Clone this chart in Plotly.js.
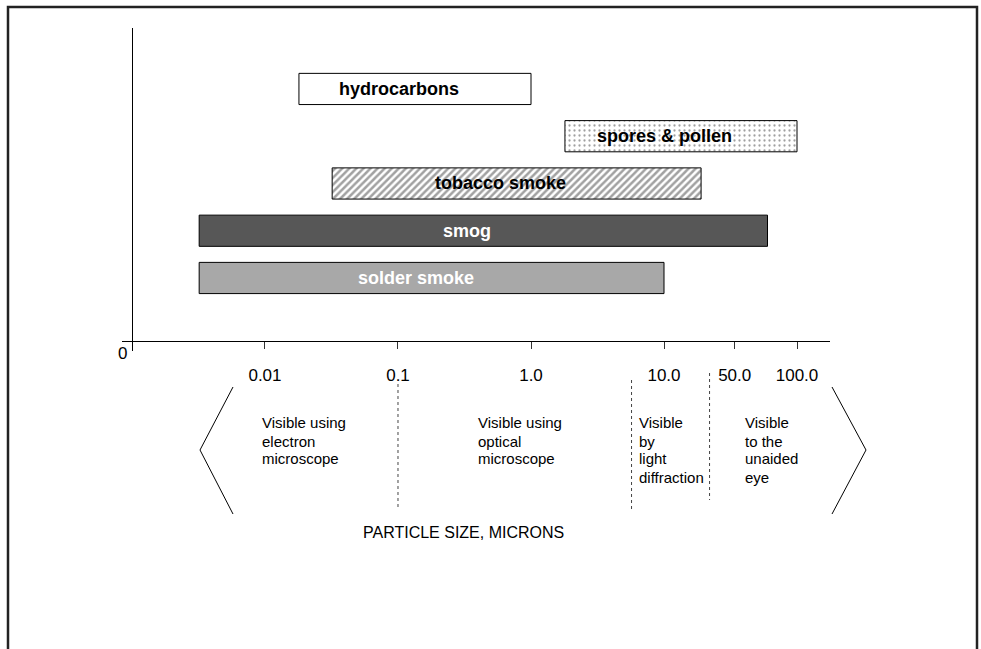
<!DOCTYPE html>
<html>
<head>
<meta charset="utf-8">
<script src="https://cdn.plot.ly/plotly-3.0.1.min.js"></script>
<style>
  body { margin: 0; background: #fff; }
  #chart { width: 981px; height: 649px; }
</style>
</head>
<body>
<div id="chart"></div>
<script>
// particle families, bottom to top
const categories = ["solder smoke", "smog", "tobacco smoke", "spores & pollen", "hydrocarbons"];
// size range in microns
const sizeFrom = [0.0032, 0.0032, 0.032, 1.8, 0.018];
const sizeTo = [10, 60, 19, 100, 1.0];

const barColors = ["#a8a8a8", "#575757", "#ffffff", "#ffffff", "#ffffff"];
const barPatterns = ["", "", "/", ".", ""];
const labelColors = ["#ffffff", "#ffffff", "#000000", "#000000", "#000000"];

// the source figure puts "50.0" off-scale, at roughly the 34 micron mark
const tickVals = [0.01, 0.1, 1, 10, 34, 100];
const tickText = ["0.01", "0.1", "1.0", "10.0", "50.0", "100.0"];

// borders between the visibility regions
const regionBounds = [0.1, 5.7, 22];
const regionText = [
    ["Visible using", "electron", "microscope"],
    ["Visible using", "optical", "microscope"],
    ["Visible", "by", "light", "diffraction"],
    ["Visible", "to the", "unaided", "eye"],
];

// plot box in pixels
const L = 122, T = 28, W = 708, H = 323;
const px = (x) => (x - L) / W;
const py = (y) => (T + H - y) / H;

const FONT = "Liberation Sans, Arial, sans-serif";

const bars = {
    type: "bar",
    orientation: "h",
    y: categories,
    base: sizeFrom,
    x: sizeTo.map((v, i) => v - sizeFrom[i]),
    width: 0.66,
    marker: {
        color: barColors,
        line: { color: "#000", width: 1 },
        pattern: {
            shape: barPatterns,
            fillmode: "overlay",
            fgcolor: "#000",
            size: [5, 5, 5, 5, 5],
            solidity: [0.4, 0.4, 0.5, 0.16, 0.4],
        },
    },
    hoverinfo: "skip",
};

const annotations = categories.map((c, i) => ({
    x: (Math.log10(sizeFrom[i]) + Math.log10(sizeTo[i])) / 2,
    y: c,
    xref: "x",
    yref: "y",
    text: "<b>" + c + "</b>",
    showarrow: false,
    xshift: -16,
    font: { family: FONT, size: 18, color: labelColors[i] },
}));

// "0" at the origin
annotations.push({
    x: px(122), y: py(353), xref: "paper", yref: "paper",
    xanchor: "center", yanchor: "middle",
    text: "0", showarrow: false, font: { family: FONT, size: 17, color: "#000" },
});

// region descriptions, one line at a time to keep the spacing tight
const regionLeft = [260, 476, 637, 743];
regionText.forEach((lines, i) => {
    lines.forEach((t, k) => {
        annotations.push({
            x: px(regionLeft[i]), y: py(423 + k * 18), xref: "paper", yref: "paper",
            xanchor: "left", yanchor: "middle", align: "left",
            text: t, showarrow: false,
            font: { family: FONT, size: 15, color: "#000" },
        });
    });
});

annotations.push({
    x: px(463), y: py(532), xref: "paper", yref: "paper",
    xanchor: "center", yanchor: "middle",
    text: "PARTICLE SIZE, MICRONS", showarrow: false,
    font: { family: FONT, size: 16, color: "#000" },
});

const shapes = [];

// outer frame, bottom edge runs off the page
shapes.push({
    type: "rect", xref: "paper", yref: "paper",
    x0: px(8), x1: px(977), y0: py(7), y1: py(720),
    line: { color: "#222", width: 2.5 },
});

// dotted dividers between regions
const dividerTop = [384, 380, 373];
const dividerBottom = [510, 512, 500];
regionBounds.forEach((b, i) => {
    shapes.push({
        type: "line", xref: "x", yref: "paper",
        x0: b, x1: b, y0: py(dividerTop[i]), y1: py(dividerBottom[i]),
        line: { color: "#444", width: 1, dash: "dot" },
    });
});

// angle brackets at both ends
shapes.push({
    type: "path", xref: "paper", yref: "paper",
    path: "M " + px(233) + " " + py(387) + " L " + px(200) + " " + py(450) + " L " + px(233) + " " + py(514),
    line: { color: "#000", width: 1 },
});
shapes.push({
    type: "path", xref: "paper", yref: "paper",
    path: "M " + px(832) + " " + py(387) + " L " + px(866) + " " + py(450) + " L " + px(832) + " " + py(514),
    line: { color: "#000", width: 1 },
});

const xRange = [-3.075, 2.248];

const layout = {
    width: 981,
    height: 649,
    margin: { l: L, r: 981 - L - W, t: T, b: 649 - T - H },
    paper_bgcolor: "#fff",
    plot_bgcolor: "rgba(0,0,0,0)",
    showlegend: false,
    font: { family: FONT, color: "#000" },
    xaxis: {
        type: "log",
        range: xRange,
        anchor: "free",
        position: py(341),
        tickvals: tickVals,
        ticktext: tickText,
        ticks: "outside",
        ticklen: 7,
        tickcolor: "#333",
        ticklabelstandoff: 12,
        tickfont: { family: FONT, size: 17, color: "#000" },
        showline: true,
        linecolor: "#000",
        linewidth: 1,
        showgrid: false,
        zeroline: false,
        fixedrange: true,
    },
    xaxis2: {
        type: "log",
        range: xRange,
        overlaying: "x",
        anchor: "free",
        position: py(341),
        tickvals: tickVals,
        ticks: "inside",
        ticklen: 8,
        tickcolor: "#333",
        showticklabels: false,
        showline: false,
        showgrid: false,
        zeroline: false,
        fixedrange: true,
    },
    yaxis: {
        type: "category",
        categoryorder: "array",
        categoryarray: categories,
        range: [-1.545, 5.29],
        anchor: "free",
        position: px(132),
        showticklabels: false,
        ticks: "",
        showline: true,
        linecolor: "#000",
        linewidth: 1,
        showgrid: false,
        zeroline: false,
        fixedrange: true,
    },
    annotations: annotations,
    shapes: shapes,
};

Plotly.newPlot("chart", [bars], layout, { displayModeBar: false, staticPlot: true });
</script>
</body>
</html>
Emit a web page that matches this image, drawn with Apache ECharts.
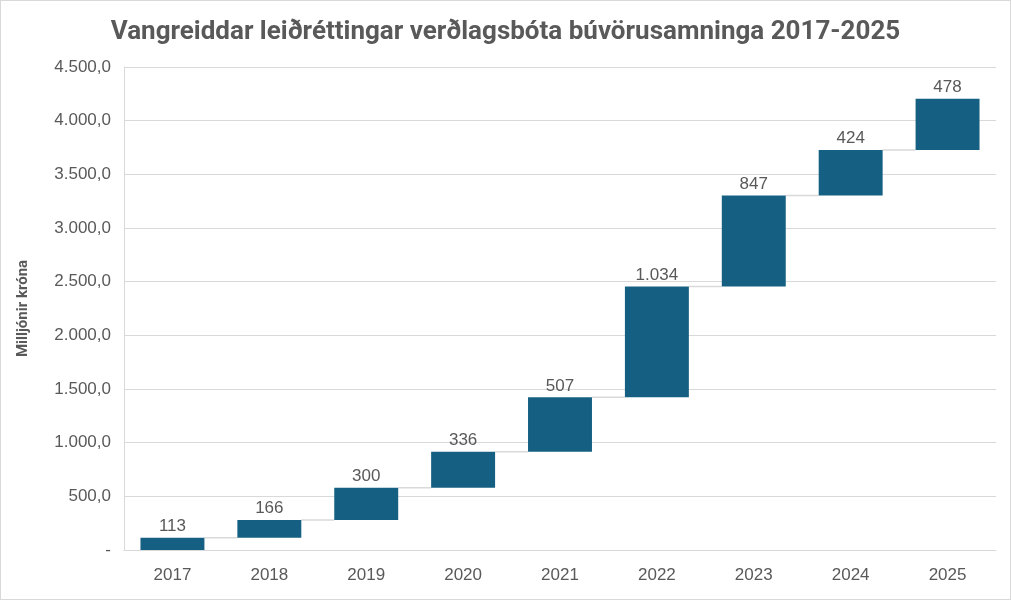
<!DOCTYPE html>
<html>
<head>
<meta charset="utf-8">
<script src="https://cdn.jsdelivr.net/npm/echarts@6/dist/echarts.min.js"></script>
<style>
 html,body{margin:0;padding:0;background:#fff;}
 #chart{width:1011px;height:600px;box-sizing:border-box;border:1px solid #d9d9d9;}
</style>
</head>
<body>
<div id="chart"></div>
<script>
var years = ['2017', '2018', '2019', '2020', '2021', '2022', '2023', '2024', '2025'];
var increments = [113, 166, 300, 336, 507, 1034, 847, 424, 478];

// waterfall: base = running total before each year
var bases = [];
var totals = [];
var run = 0;
for (var i = 0; i < increments.length; i++) {
    bases.push(run);
    run += increments[i];
    totals.push(run);
}
var connectors = [];
for (var j = 0; j < totals.length - 1; j++) {
    connectors.push([j, totals[j]]);
}

function isNum(v, dec) {
    var s = v.toFixed(dec);
    var parts = s.split('.');
    parts[0] = parts[0].replace(/\B(?=(\d{3})+(?!\d))/g, '.');
    return parts.join(',');
}

var chart = echarts.init(document.getElementById('chart'));
var grey = '#595959';
var option = {
    animation: false,
    title: {
        text: 'Vangreiddar leiðréttingar verðlagsbóta búvörusamninga 2017-2025',
        left: 'center',
        top: 13,
        textStyle: {
            color: grey,
            fontSize: 26,
            fontWeight: 'bold',
            fontFamily: 'Roboto'
        }
    },
    grid: {
        left: 123,
        right: 14,
        top: 66,
        bottom: 49
    },
    xAxis: {
        type: 'category',
        data: years,
        axisTick: { show: false },
        axisLine: { lineStyle: { color: '#d9d9d9' } },
        axisLabel: {
            color: grey,
            fontSize: 17,
            fontFamily: 'Liberation Sans',
            margin: 17
        }
    },
    yAxis: {
        type: 'value',
        min: 0,
        max: 4500,
        interval: 500,
        name: 'Milljónir króna',
        nameLocation: 'middle',
        nameGap: 93,
        nameTextStyle: {
            color: grey,
            fontSize: 15,
            fontWeight: 'bold',
            fontFamily: 'Roboto'
        },
        axisLine: { show: true, lineStyle: { color: '#d9d9d9' } },
        splitLine: { lineStyle: { color: '#d9d9d9' } },
        axisLabel: {
            color: grey,
            fontSize: 17,
            fontFamily: 'Liberation Sans',
            margin: 13,
            formatter: function (v) {
                return v === 0 ? '-' : isNum(v, 1);
            }
        }
    },
    series: [{
        name: 'base',
        type: 'bar',
        stack: 'w',
        barWidth: '66%',
        itemStyle: { color: 'transparent' },
        silent: true,
        data: bases
    }, {
        name: 'hækkun',
        type: 'bar',
        stack: 'w',
        itemStyle: { color: '#156082' },
        label: {
            show: true,
            position: 'top',
            distance: 3,
            color: grey,
            fontSize: 17,
            fontFamily: 'Liberation Sans',
            formatter: function (p) { return isNum(p.value, 0); }
        },
        data: increments
    }, {
        name: 'connector',
        type: 'custom',
        silent: true,
        z: 1,
        renderItem: function (params, api) {
            var p = api.coord([api.value(0), api.value(1)]);
            var bw = api.size([1, 0])[0];
            return {
                type: 'line',
                shape: { x1: p[0] + bw * 0.33, y1: p[1], x2: p[0] + bw * 0.67, y2: p[1] },
                style: { stroke: '#d9d9d9', lineWidth: 1.5 }
            };
        },
        data: connectors
    }]
};
chart.setOption(option);
</script>
</body>
</html>
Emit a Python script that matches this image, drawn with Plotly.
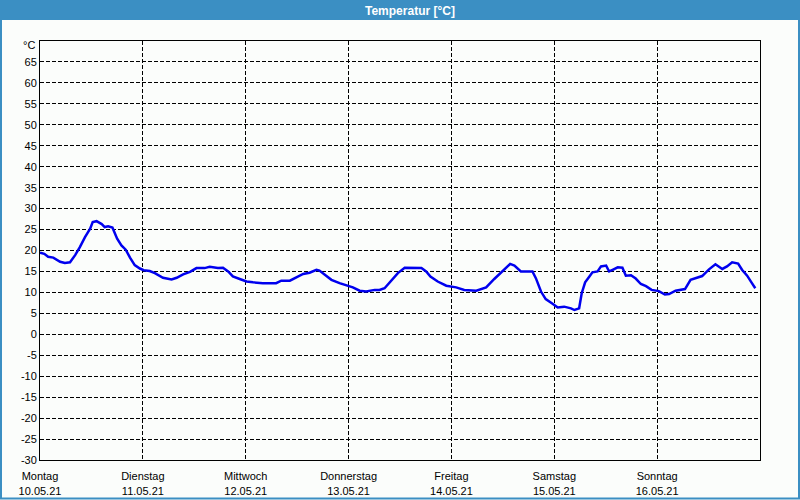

• • • • • • •

## The request
Leaving the pictures out, write out exactly the lines from the line containing "Emit a web page" through the line containing "847, 424, 478];", both included.

## The reply
Emit a web page that matches this image, drawn with Apache ECharts.
<!DOCTYPE html>
<html>
<head>
<meta charset="utf-8">
<script src="https://cdn.jsdelivr.net/npm/echarts@6/dist/echarts.min.js"></script>
<style>
 html,body{margin:0;padding:0;background:#fff;}
 #chart{width:1011px;height:600px;box-sizing:border-box;border:1px solid #d9d9d9;}
</style>
</head>
<body>
<div id="chart"></div>
<script>
var years = ['2017', '2018', '2019', '2020', '2021', '2022', '2023', '2024', '2025'];
var increments = [113, 166, 300, 336, 507, 1034, 847, 424, 478];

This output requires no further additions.